Sunday, October 10

Karzai confirms holding talks with Taliban

Of course this is not really news, other than Karzai's confirmation of the talks. Somehow, I just can't think of any other words to introduce this news story, except to say I'm outta here. I'll post again on Friday evening. By then maybe I'll have cooled off so the post isn't just strings of cuss words. But cursing Obama and his team, the Congress, the U.S. military and all the analysts they rely on, would be shouting at a lame horse to run.

Bye for now. This means I won't be posting comments until Friday. Going dark -- unplugging from the Net.

CNN Wire Staff
October 10, 2010 4:06 p.m. EDT
Watch Larry King's exclusive interview with Hamid Karzai's on "Larry King Live" at 9 p.m. ET Monday.
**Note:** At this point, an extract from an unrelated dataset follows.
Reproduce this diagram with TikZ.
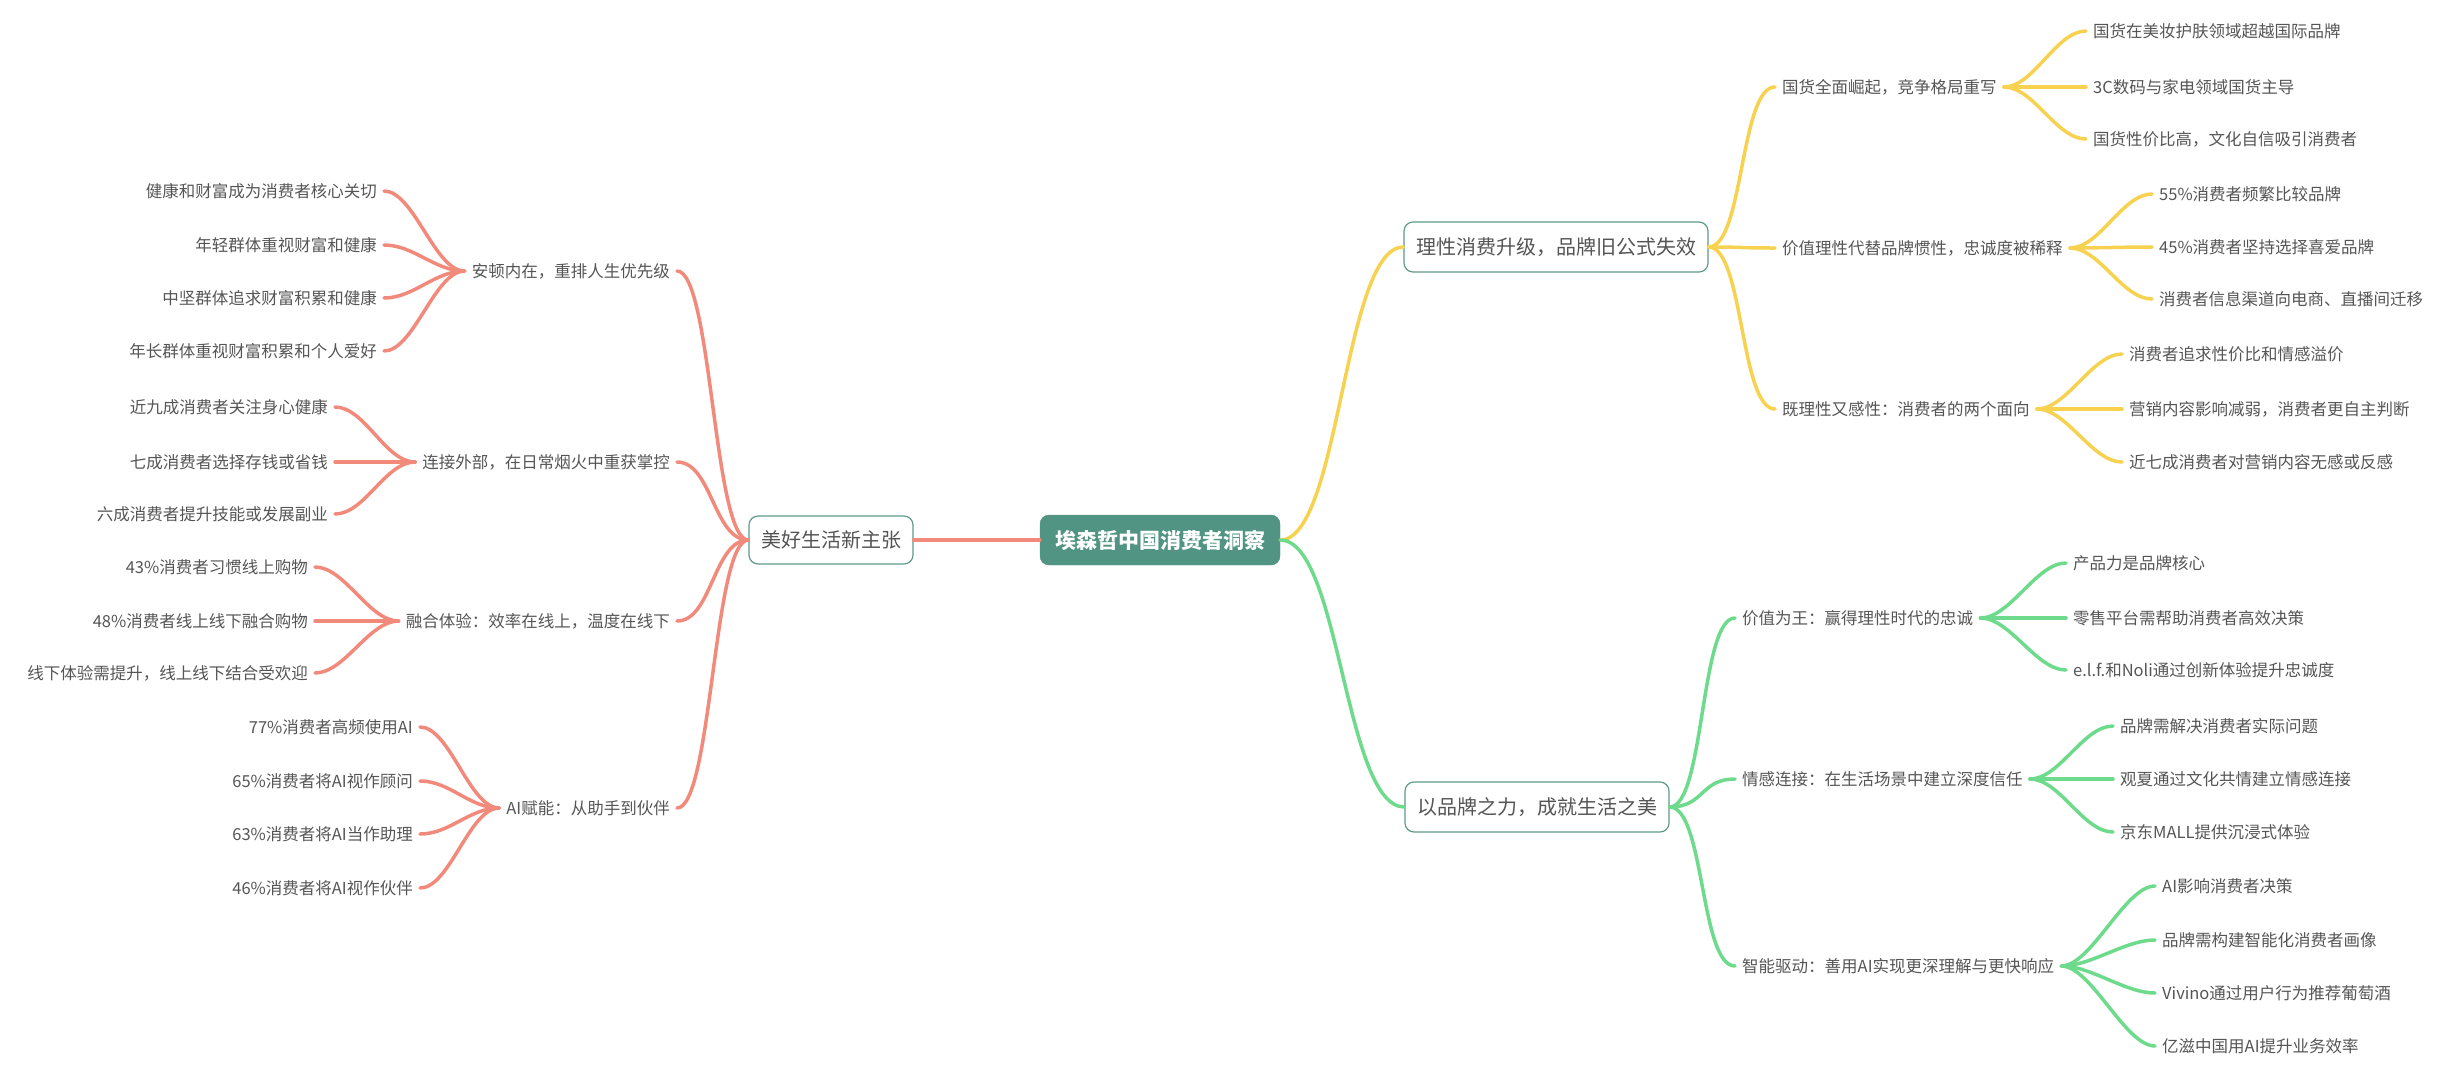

(CNN) -- Attempting to advance his nation's peace progress with insurgents, Afghan President Hamid Karzai said unofficial negotiations with the Taliban have been taking place and hopes the formation of a peace council will further those efforts.

"We have been talking to the Taliban as countryman to countryman, talk in that manner," Karzai told CNN's "Larry King Live" in an interview scheduled to air Monday night. "Not as a regular official contact with the Taliban with a fixed address, but rather unofficial personal contacts have been going on for quite some time."

In excerpts of the interview released Sunday, Karzai also spoke on the High Peace Council, an initiative headed by former Afghan President Buhanuddin Rabbani and tasked with boosting negotiations with Taliban insurgents.

"The Taliban, those of whom who are Afghans and the sons of Afghan soil, who have been driven to violence by various factors beyond their control and beyond ours caused by circumstances in Afghanistan, we want them to come back to their country," Karzai said. "They are like kids who have run away ... from the family. The family should try to bring them back and give them better discipline and incorporate them back into their family and society. President Rabbani assuming chairmanship today of the peace council is exactly in that spirit."

However, the Afghan government will work against groups like al Qaeda, he said. "But those who are a part of al Qaeda and the other terrorist networks who are ideologically against us or who are working against Afghanistan knowingly and out of the purpose of hatred and enmity -- those of course we have to work against. Whether they are against Afghanistan or whether they are al Qaeda and the terrorist war against the United States or our neighbors in Pakistan, those of course cannot be accepted."

Karzai's remarks about the unofficial contacts with the Taliban came when the president was asked about a Washington Post report that secret high-level talks between the government and the Taliban were underway.

"Now that the peace council has come into existence, these talks will go on, and will go on officially and more rigorously, I hope," Karzai said.